My father was a international businessman, the director of sales and marketing for a large petrochemical company. We lived in Japan in the early 1960’s, and later in Belgium, the Philippines and Singapore. My mom was the trailing spouse, usually the one who packed and unpacked our belongings at each new post while dad was off to meetings around the globe.
While it was my dad’s job that took us overseas, it was Mom who took me by the hand to immerse me into the new place. She taught me to respect the differences in people, to know and understand their religions and their cultures. She never wanted to stay in the expat “bubble”, but set out to live where there were few westerners around. She forced me into uncomfortable situations to learn that it wasn’t All About Me. She made me look outside myself and to walk in others’ shoes. (She also taught me the value of a good pair of those shoes - as long as they were on sale- .. Ferragamo is her middle name). Her excitement about being in a new place was palpable. (Even though we begged & pleaded for a nap to shake off the jet lag). I can still remember her saying, “We’re in LONDON! You can’t SLEEP when you’re in London!”
Even though we moaned and groaned and complained when she did it, Mom insisted that we all have good grammar. I am a stickler for proper grammar, and I can thank Susanna for that. It is both a curse and a gift, believe me. She also gave me the gift of words … always making me look up big words in the Oxford Dictionary (you know the one that weighs about 50 pounds?) Susanna has always done the New York Times crossword puzzle in ink, and I aspire to be like her. I can’t do Friday or Saturday though, and I solve it on the iPad. My how times have changed.

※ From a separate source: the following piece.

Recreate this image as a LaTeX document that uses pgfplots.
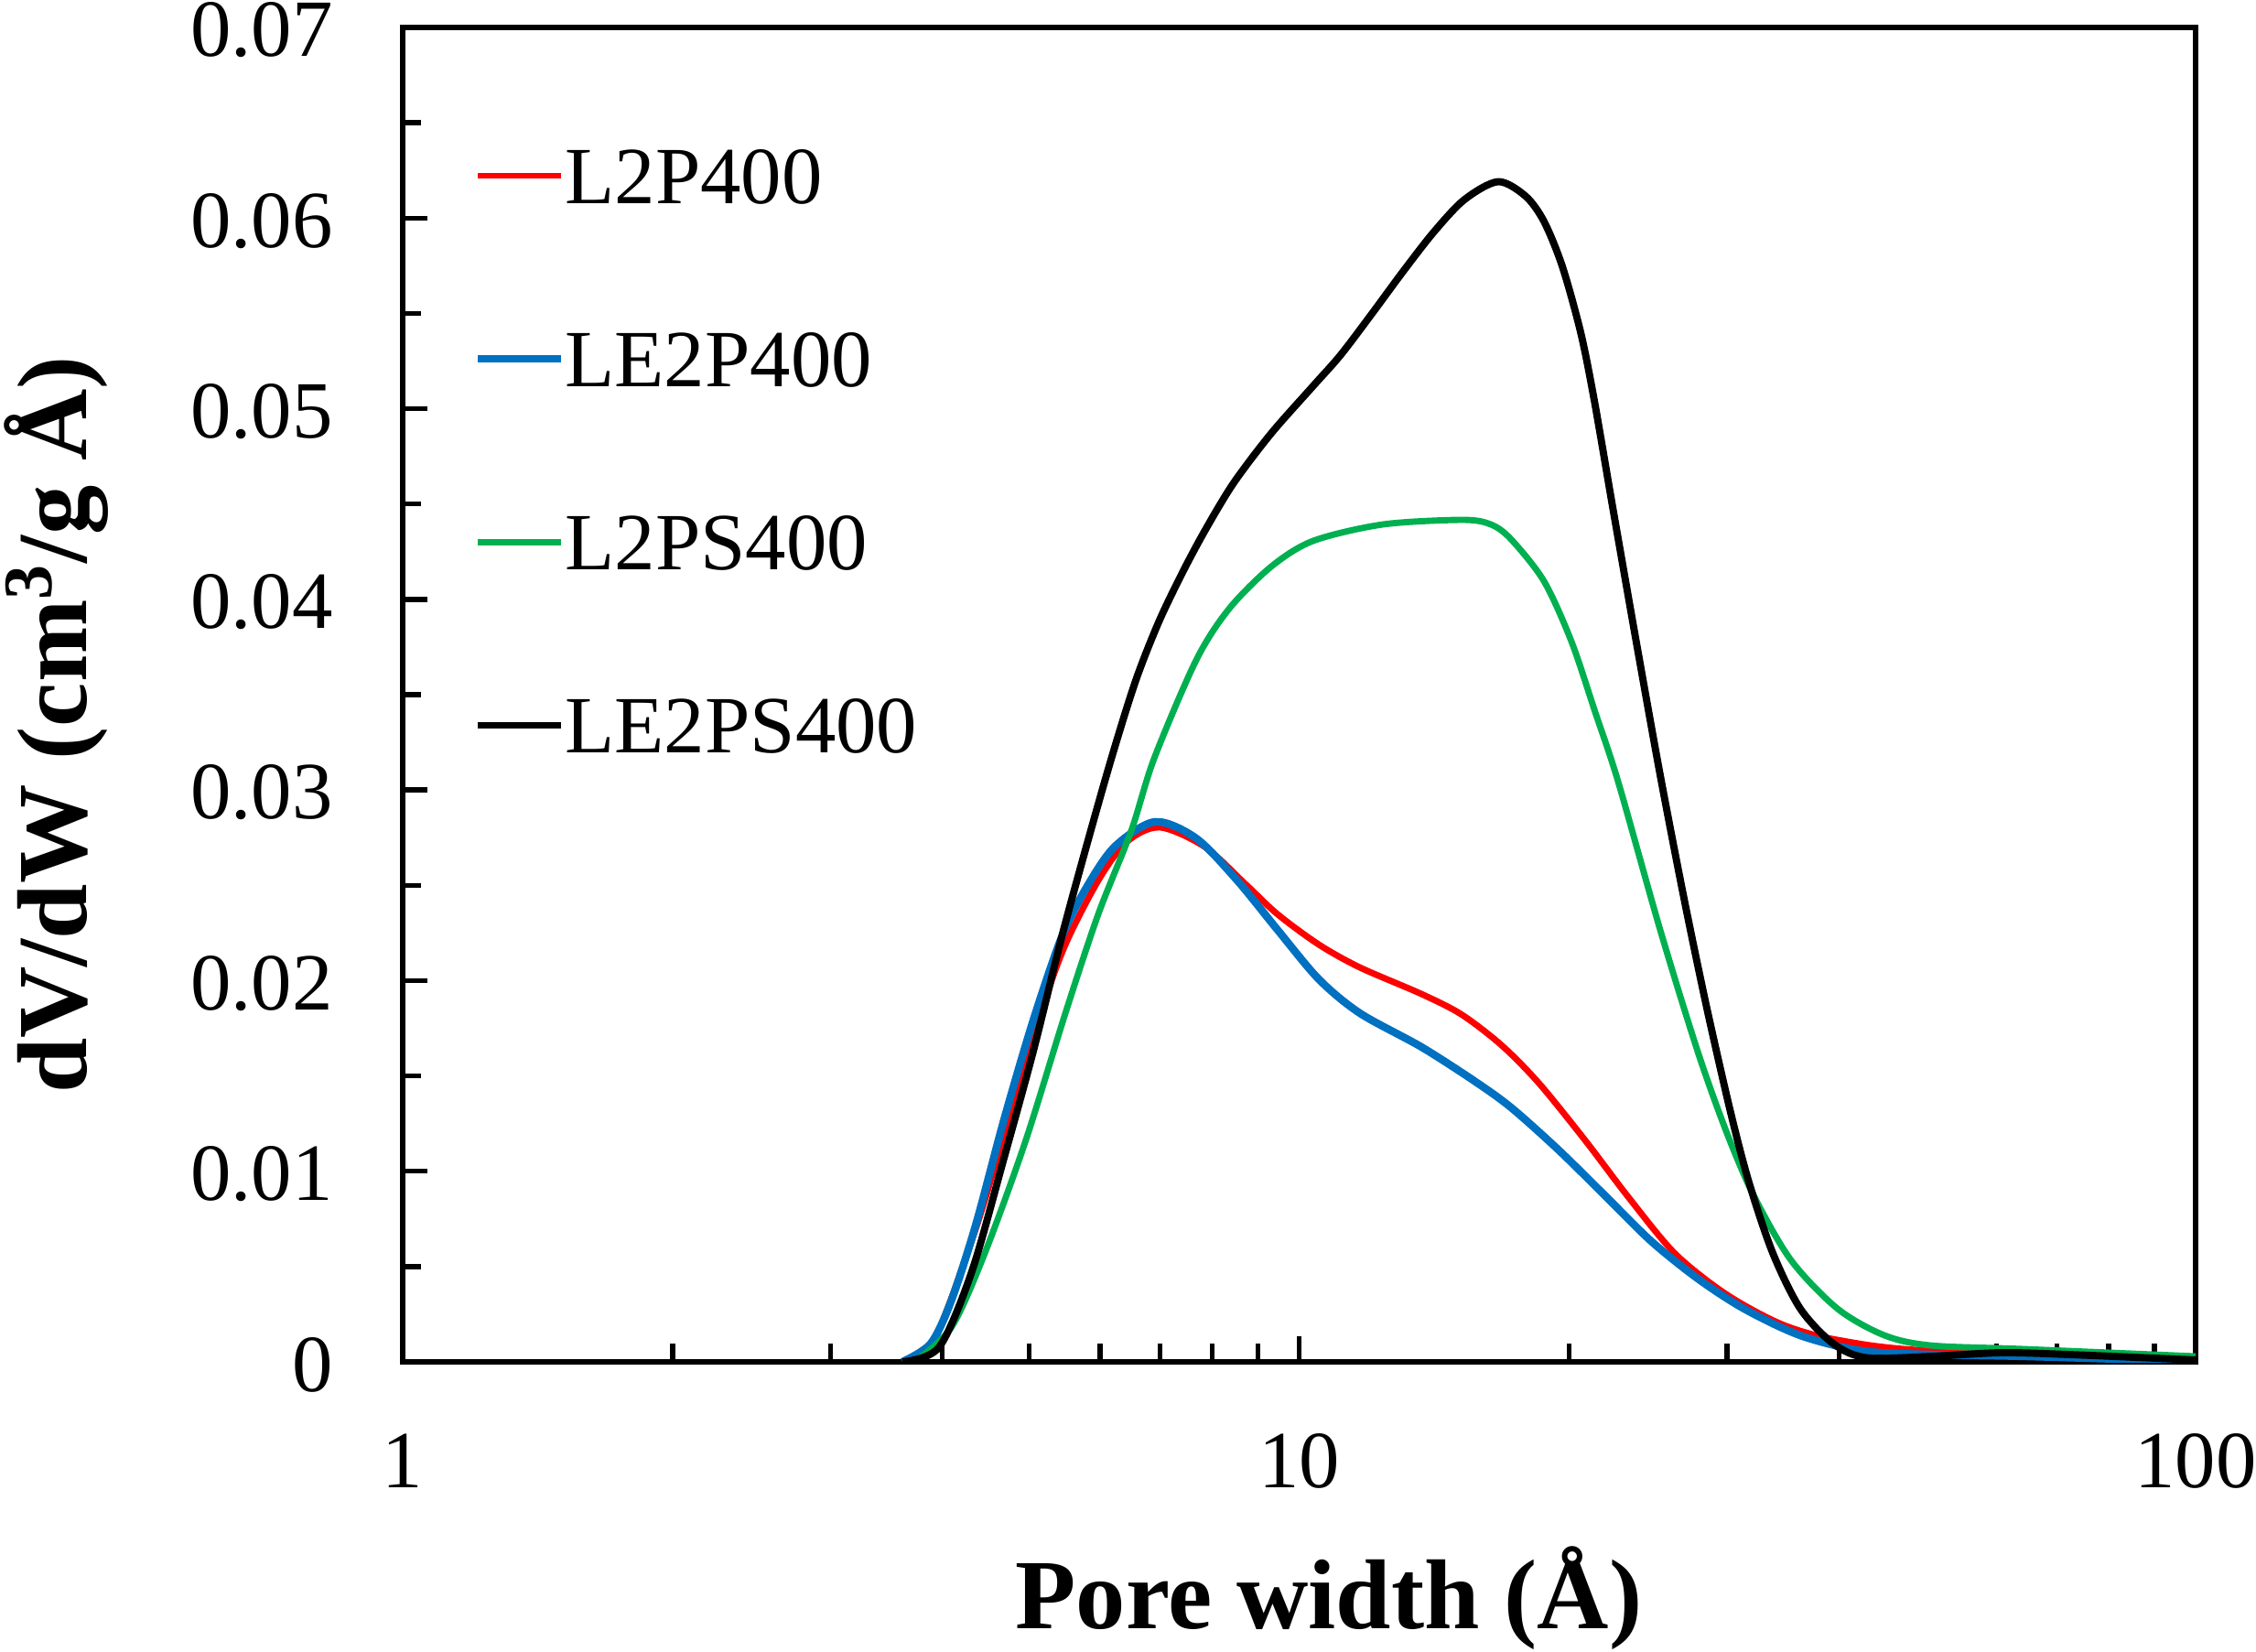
\documentclass[border=0pt]{standalone}
\usepackage{pgfplots}
\pgfplotsset{compat=1.18}
\usepackage{pgfplotstable}
\usepackage{fontspec}
\setmainfont{Liberation Serif}
\definecolor{cred}{RGB}{255,0,0}
\definecolor{cblue}{RGB}{0,112,192}
\definecolor{cgreen}{RGB}{0,176,80}

\pgfplotstableread{
x y
3.644 0
3.919 0.00115
4.356 0.00696
4.741 0.01272
5.148 0.01829
5.486 0.02189
5.969 0.02525
6.420 0.02727
6.987 0.02804
7.842 0.02703
8.714 0.02506
9.462 0.02348
10.52 0.02189
11.69 0.02069
13.69 0.01930
15.18 0.01822
16.83 0.01660
18.54 0.01459
20.89 0.01157
23.28 0.00866
26.25 0.00569
29.95 0.00355
34.56 0.00197
39.89 0.00115
50.70 0.00058
100 0.00019
}\redtab

\pgfplotstableread{
x y
3.609 0
3.882 0.00096
4.089 0.00317
4.356 0.00715
4.687 0.01272
5.051 0.01791
5.434 0.02228
5.789 0.02487
6.228 0.02703
6.906 0.02833
7.679 0.02746
8.532 0.02525
9.462 0.02266
10.52 0.02007
11.69 0.01829
13.69 0.01652
15.68 0.01474
17.23 0.01335
19.43 0.01116
21.90 0.00876
24.69 0.00634
27.84 0.00437
31.38 0.00278
36.22 0.00139
42.41 0.00058
50.70 0.00038
64.44 0.00029
100 0.00002
}\bluetab

\pgfplotstableread{
x y
3.721 0
4.089 0.00178
4.449 0.00557
4.947 0.01152
5.486 0.01829
5.969 0.02348
6.496 0.02785
6.890 0.03164
7.679 0.03682
8.355 0.03951
9.309 0.04172
10.37 0.04307
12.40 0.04393
15.21 0.04417
16.36 0.04393
17.23 0.04316
18.76 0.04095
20.13 0.03778
21.39 0.03409
22.69 0.03044
25.28 0.02266
27.84 0.01628
29.95 0.01210
32.13 0.00874
35.38 0.00533
39.89 0.00278
44.98 0.00139
50.70 0.00086
64.44 0.00067
100 0.00029
}\greentab

\pgfplotstableread{
x y
3.609 0
3.966 0.00077
4.315 0.00475
4.687 0.01071
5.051 0.01628
5.434 0.02228
5.789 0.02703
6.183 0.03175
6.573 0.03574
6.971 0.03880
7.410 0.04140
7.861 0.04365
8.453 0.04611
9.309 0.04871
10.37 0.05120
11.13 0.05283
12.08 0.05504
13.06 0.05720
14.14 0.05928
15.29 0.06097
16.67 0.06191
17.89 0.06115
18.76 0.05982
19.66 0.05747
20.61 0.05400
21.35 0.05040
22.42 0.04460
23.84 0.03744
25.28 0.03078
26.88 0.02429
28.50 0.01855
30.29 0.01310
31.75 0.00943
33.75 0.00572
36.22 0.00280
39.42 0.00096
42.91 0.00022
50.70 0.00029
60.75 0.00048
72.64 0.00038
100 0.00010
}\blacktab

\begin{document}
\begin{tikzpicture}
\begin{axis}[
  at={(0,0)}, anchor=south west,
  scale only axis, width=397.36pt, height=295.74pt,
  xmode=log, xmin=1, xmax=100, ymin=0, ymax=0.07,
  xtick={1,10,100}, xticklabels={1,10,100},
  minor xtick={2,3,4,5,6,7,8,9,20,30,40,50,60,70,80,90},
  ytick={0,0.01,0.02,0.03,0.04,0.05,0.06,0.07},
  yticklabels={0,0.01,0.02,0.03,0.04,0.05,0.06,0.07},
  minor ytick={0.005,0.015,0.025,0.035,0.045,0.055,0.065},
  scaled y ticks=false,
  tick pos=left,
  tick align=inside,
  major tick length=5.6pt, minor tick length=4pt,
  every tick/.style={black, line width=1.1pt},
  axis line style={line width=1.2pt},
  ticklabel style={font=\fontsize{18}{21}\selectfont, inner sep=0pt},
  yticklabel style={xshift=-15.3pt, yshift=-0.6pt},
  xticklabel style={yshift=-15.8pt},
  xlabel={Pore width (Å)},
  ylabel={dV/dW (cm\textsuperscript{3}/g Å)},
  label style={font=\fontsize{22}{26}\selectfont\bfseries, inner sep=0pt},
  xlabel style={at={(axis description cs:0.5166,-0.1996)}, anchor=base},
  ylabel style={at={(axis description cs:-0.1766,0.4774)}, anchor=base},
  legend cell align=left,
  legend style={at={(axis description cs:0.0398,0.9095)}, anchor=north west,
    draw=none, fill=none, inner sep=0pt, outer sep=0pt,
    row sep=28.4pt, column sep=0pt,
    font=\fontsize{18}{21}\selectfont,
    nodes={inner sep=0pt, text height=12.2pt, text depth=0pt}},
  legend image code/.code={\path[draw=none,fill=none] (0pt,-6.1pt) rectangle (18.5pt,6.1pt);
    \draw[#1] (0pt,0pt) -- (18.5pt,0pt);},
]
\addplot[cred, line width=1.4pt, smooth] table {\redtab};
\addlegendentry{L2P400}
\addplot[cblue, line width=1.7pt, smooth] table {\bluetab};
\addlegendentry{LE2P400}
\addplot[cgreen, line width=1.4pt, smooth] table {\greentab};
\addlegendentry{L2PS400}
\addplot[black, line width=1.6pt, smooth] table {\blacktab};
\addlegendentry{LE2PS400}
\end{axis}
\pgfresetboundingbox
\useasboundingbox (-89.25pt,-64.10pt) rectangle (410.75pt,301.83pt);
\end{tikzpicture}
\end{document}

I was recently sitting out on my back patio watching Buddy (my cat) watching a little bird. The music of “Peter and the Wolf” was playing in my mind. I had a flash of appreciation for my mom who introduced me to so many wonderful things, like classical music, ballet and opera. Yes, I sat bored to death (and often fell asleep) during “Swan Lake” but today I look back and am so thankful.
Mom taught me the value of a good book. I remember very early on, going to the book fair in Westport, Connecticut, at my “little red schoolhouse” Saugatuck Elementary School. At the book fair was a famous children’s author, Hardie Gramatky, of “Little Toot” fame. I still have my copy of “Little Toot on the Grand Canal” signed and illustrated for me by Mr. Gramatky. Later on I came to love the “Little House” books by Laura Ingalls Wilder, and one at a time, Mom gave me each book in the series for birthdays and Christmases. When I was 11 years old, living in Brussels, I was in a fairly serious car accident and was hospitalized for a week. Mom brought me a copy of “Little Lord Fauntleroy” which I devoured to pass the time. I can’t thank her enough for my love of literature … even though there are still too many books out there to read, and not enough time.
Food… my mom introduced me to all kinds of unusual food choices. We are the only two in my family who adore foods of all types: Indian, Middle Eastern, Morroccan, you name it. I remember eating dried squid as a child in Japan, escargot as an 11-year old in Belgium, and caviar with chopped egg and onion in Singapore. I will pretty much eat anything put in front of me. You can only imagine my frustration when my kids would only eat macaroni and cheese and chicken nuggets. Thanks mom for my international palate.